Mr Trump said “We are going to have a good
relationship with China. China has tremendous surplus in trade with the US.
China is closed and I would like China to open. Countries are opening up. We
can’t compete when you are closed. China is the No 1 example. We were not
allowed to go there. They have far more to gain from the deal.”
Expressing
satisfaction with the deal with the UK, Mr Trump said "The agreement with
the United Kingdom is a full and comprehensive one that will cement the
relationship between the United States and the United Kingdom for many years to
come.”
"Because of
our long time history and allegiance together, it is a great honour to have the
United Kingdom as our FIRST announcement. Many other deals, which are in
serious stages of negotiation, to follow," he posted on the X.
Mr Trump told the
White House media that it is a big, conclusive deal with the UK which will provide a base for more
openings in the bilateral trade in future.
Trading in the
New World has indeed become a bilateral affair. Chinese Vice Premier He Lifeng and
US Treasury Secretary Scott Bessent met on Saturday on behalf of their
countries in Geneva to end their trade war and explore a mutual tariffs arrangement.
But trade is not
the only challenge before the New World now. It has a legacy issue of the
Ukraine war which has continued for three years with thousands of casualties
every year.
How the New World
resolves this issue will show whether multi-nation alliances are working on
security matters or not, unlike the trade sector where they have collapsed.
As doubts
persisted whether NATO will respond to Ukraine’s plea for help against Russia,
the United Kingdom Prime Minister, Mr Keir Starmer, sponsored the formation of
a Coalition of the Willing to help Ukraine by raising a multi-nation defence
force.
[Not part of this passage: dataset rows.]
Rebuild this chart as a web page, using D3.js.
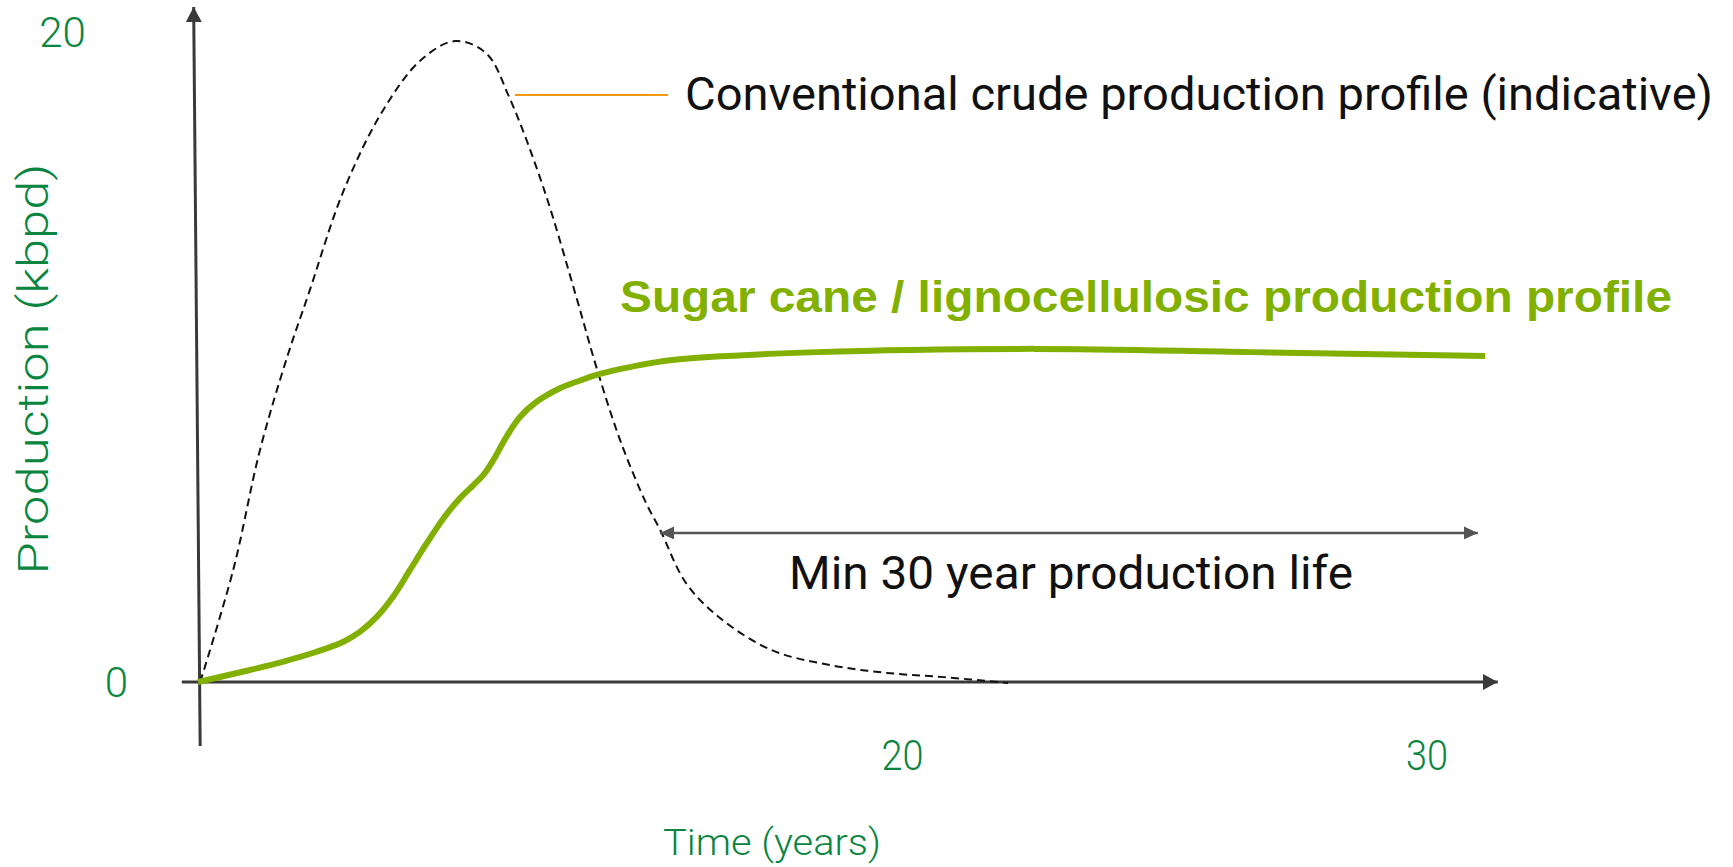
<!DOCTYPE html>
<html>
<head>
<meta charset="utf-8">
<script src="https://cdn.jsdelivr.net/npm/d3@7"></script>
<style>
  html, body { margin: 0; padding: 0; background: #fff; }
  svg { display: block; }
</style>
</head>
<body>
<svg id="chart" width="1733" height="867"></svg>
<script>
// ---- data ----
const xTicks = [20, 30];
const yTicks = [0, 20];

// Conventional crude production profile (indicative) – time (years), production (kbpd)
const crudeTime = [6.61, 7.24, 7.75, 8.28, 8.67, 9.35, 10.10, 10.82, 11.47, 12.06, 12.50, 13.15, 13.78, 14.18, 14.63, 15.11, 15.38, 15.87, 16.52, 17.51, 18.62, 19.70, 20.79, 22.01];
const crudeProd = [0.00, 3.45, 7.14, 10.06, 11.91, 15.14, 17.60, 19.14, 19.72, 19.35, 18.00, 15.23, 11.85, 9.60, 7.38, 5.51, 4.68, 3.05, 1.97, 0.98, 0.52, 0.28, 0.15, -0.03];

// Sugar cane / lignocellulosic production profile
const caneTime = [6.57, 7.56, 8.20, 8.83, 9.34, 9.66, 9.98, 10.29, 10.61, 10.93, 11.25, 11.56, 11.82, 12.01, 12.20, 12.45, 12.71, 13.03, 13.47, 13.91, 14.23, 14.80, 15.61, 18.37, 22.51, 26.63, 31.11];
const caneProd = [0.00, 0.37, 0.63, 0.93, 1.24, 1.55, 2.01, 2.63, 3.45, 4.27, 5.04, 5.65, 6.06, 6.37, 6.83, 7.55, 8.16, 8.63, 9.04, 9.31, 9.48, 9.69, 9.91, 10.15, 10.25, 10.15, 10.03];

const labels = {
  crude: "Conventional crude production profile (indicative)",
  cane: "Sugar cane / lignocellulosic production profile",
  life: "Min 30 year production life",
  xTitle: "Time (years)",
  yTitle: "Production (kbpd)"
};

// ---- scales ----
const svg = d3.select("#chart");
const x = d3.scaleLinear().domain([20, 30]).range([902.5, 1427]);
const y = d3.scaleLinear().domain([0, 20]).range([682, 32]);

const axisColor = "#3a3a3a";
const green = "#82b000";
const labelGreen = "#0a8540";

const defs = svg.append("defs");
function arrowMarker(id, color, w, l) {
  defs.append("marker")
    .attr("id", id)
    .attr("markerUnits", "userSpaceOnUse")
    .attr("viewBox", `0 ${-w / 2} ${l} ${w}`)
    .attr("refX", l).attr("refY", 0)
    .attr("markerWidth", l).attr("markerHeight", w)
    .attr("orient", "auto-start-reverse")
    .append("path")
    .attr("d", `M0,${-w / 2}L${l},0L0,${w / 2}Z`)
    .attr("fill", color);
}
arrowMarker("axArrow", axisColor, 16, 15);
arrowMarker("lifeArrow", "#555", 13, 14);

const t0 = 6.6; // origin of the drawing on the time scale
const line = d3.line().x(d => d[0]).y(d => d[1]);

// x axis
svg.append("path")
  .attr("d", line([[x(6.26), y(0)], [x(31.35), y(0)]]))
  .attr("stroke", axisColor).attr("stroke-width", 3).attr("fill", "none")
  .attr("marker-end", "url(#axArrow)");

// y axis (slightly slanted as in the reference)
svg.append("path")
  .attr("d", line([[x(t0) + 0.5, y(-1.97)], [x(t0) - 6, y(20.77)]]))
  .attr("stroke", axisColor).attr("stroke-width", 3).attr("fill", "none")
  .attr("marker-end", "url(#axArrow)");

// curves
const curveGen = d3.line()
  .x(d => x(d[0])).y(d => y(d[1]))
  .curve(d3.curveCatmullRom.alpha(0.5));

svg.append("path")
  .datum(crudeTime.map((t, i) => [t, crudeProd[i]]))
  .attr("d", curveGen)
  .attr("fill", "none")
  .attr("stroke", "#111")
  .attr("stroke-width", 2)
  .attr("stroke-dasharray", "8,5");

svg.append("path")
  .datum(caneTime.map((t, i) => [t, caneProd[i]]))
  .attr("d", curveGen)
  .attr("fill", "none")
  .attr("stroke", green)
  .attr("stroke-width", 6)
  .attr("stroke-linecap", "butt");

// orange leader line
svg.append("path")
  .attr("d", line([[x(12.61), y(18.06)], [x(15.53), y(18.06)]]))
  .attr("stroke", "#f39a12").attr("stroke-width", 2).attr("fill", "none");

// production life double arrow
svg.append("path")
  .attr("d", line([[x(15.377), y(4.585)], [x(30.97), y(4.585)]]))
  .attr("stroke", "#555").attr("stroke-width", 2.5).attr("fill", "none")
  .attr("marker-start", "url(#lifeArrow)")
  .attr("marker-end", "url(#lifeArrow)");

// ---- texts ----
const font = "Roboto, 'Liberation Sans', Arial, sans-serif";

svg.append("text")
  .attr("x", 685).attr("y", 110)
  .attr("font-family", font).attr("font-size", 46)
  .attr("fill", "#111")
  .attr("textLength", 1028).attr("lengthAdjust", "spacingAndGlyphs")
  .text(labels.crude);

svg.append("text")
  .attr("x", 620).attr("y", 312)
  .attr("font-family", "'Liberation Sans', Arial, sans-serif")
  .attr("font-weight", "bold").attr("font-size", 44)
  .attr("fill", green)
  .attr("textLength", 1052).attr("lengthAdjust", "spacingAndGlyphs")
  .text(labels.cane);

svg.append("text")
  .attr("x", 789).attr("y", 589)
  .attr("font-family", font).attr("font-size", 47)
  .attr("fill", "#111")
  .attr("textLength", 564).attr("lengthAdjust", "spacingAndGlyphs")
  .text(labels.life);

svg.append("text")
  .attr("x", 663).attr("y", 855)
  .attr("font-family", font).attr("font-weight", 300).attr("font-size", 37)
  .attr("fill", labelGreen)
  .attr("textLength", 218).attr("lengthAdjust", "spacingAndGlyphs")
  .text(labels.xTitle);

svg.append("text")
  .attr("transform", "translate(48,369) rotate(-90)")
  .attr("text-anchor", "middle")
  .attr("font-family", font).attr("font-weight", 300).attr("font-size", 42)
  .attr("fill", labelGreen)
  .attr("textLength", 411).attr("lengthAdjust", "spacingAndGlyphs")
  .text(labels.yTitle);

// x tick labels
svg.selectAll("text.xtick").data(xTicks).enter().append("text")
  .attr("class", "xtick")
  .attr("x", d => x(d)).attr("y", 770)
  .attr("text-anchor", "middle")
  .attr("font-family", font).attr("font-weight", 300).attr("font-size", 42)
  .attr("fill", labelGreen)
  .attr("textLength", 42).attr("lengthAdjust", "spacingAndGlyphs")
  .text(d => d);

// y tick labels (the reference does not align them)
const yLabelCenter = v => (v === 0 ? 116.5 : 62.5);
svg.selectAll("text.ytick").data(yTicks).enter().append("text")
  .attr("class", "ytick")
  .attr("x", d => yLabelCenter(d)).attr("y", d => y(d) + 15)
  .attr("text-anchor", "middle")
  .attr("font-family", font).attr("font-weight", 300).attr("font-size", 42)
  .attr("fill", labelGreen)
  .text(d => d);
</script>
</body>
</html>
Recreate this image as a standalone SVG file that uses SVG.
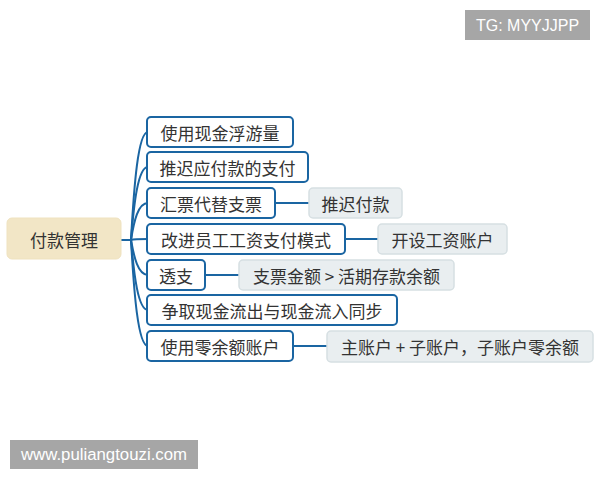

In due course, most European nations joined the new group.
Four members of
the Coalition including Mr Starmer, French President Emmanuel Macron, German
Chancellor Friedrich Merz, and Polish Prime Minister Donald Tusk gathered in
Ukrainian Capital Kyiv on Saturday morning on the invitation of Ukrainian
President Volodymyr Zelenskyy.
The leaders
jointly called upon Russia to accept an unconditional 30-day ceasefire proposed
by US President to end the three-year war. The leaders rejected Russian
President Vladimir Putin’s conditions for a ceasefire and said if their call
for a ceasefire was not accepted, Russia would face more sanctions. The leaders
were unanimous the future of Europe was at stake in the conflict.
From their
meeting in Kyiv the Coalition leaders called Mr Trump on phone to keep him
informed of the developments which followed the US President’s sustained
efforts to end the war which he said was taking lives of 5000 soldiers every
week.
The four leaders
came to Kyiv despite a reported warning by US intelligence of an impending air
attack on Ukraine. In a joint statement, before their summit, they said “Russia
must stop its illegal invasion and Ukraine must be able to prosper as a safe,
secure and sovereign nation.”
The leaders
addressed the media along with Mr Zelenskyy. Mr Starmer said there was absolute
unity in what the Coalition members were demanding and it had the support of 30
countries around the world including the United States, Europe, Canada and New
Zealand. All countries were speaking with one voice at the same time.
The UK Prime
Minister said it was Russia that started “this illegal conflict” and it must be
Russia that comes forward and accepts a 30-day unconditional ceasefire.
Mr Starmer said
if Mr Putin turns his back to peace, “we will increase the sanctions and our
military aid” to Ukraine’s defence.
There must be an
unconditional ceasefire for 30 days, he said, “there is the absolute unity on
this across a whole range of countries around the world, including the United States,
that it must be a 30-day unconditional ceasefire.”
“It means it must
be without conditions because Mr Putin’s response to the call for unconditional
ceasefire was it is good to have a ceasefire but with conditions on it,” the UK
Prime Minister said. Russia has been demanding end of the sanctions against it
and stoppage of further military supplies to Ukraine.
Mr Starmer said “We
are united in our response to the sanctions. We are very clear that we are
rejecting that today. There could be no release of the sanctions already in
place until the beginning of the process of the ceasefire. There could be
further sanctions,” he said.
“Eighty years
after the VE Day which we celebrated on Thursday, the values for which we
fought in the Second World War, values of freedom of democracy and sovereignty,
are the very same values for which we are fighting today. It is for us to
deliver on that for Ukraine and not just Ukraine but for all countries of
Europe,” Mr Starmer said.
Mr Zelenskyy said
any ceasefire agreement must be enforceable. The Coalition members met in Kyiv
a day after leaders of nearly 20 nations, including Chinese President Xi
Jinping, attended Russia’s Victory Day celebrations in Moscow on Friday. Russia
had declared a unilateral three-day ceasefire for the celebrations.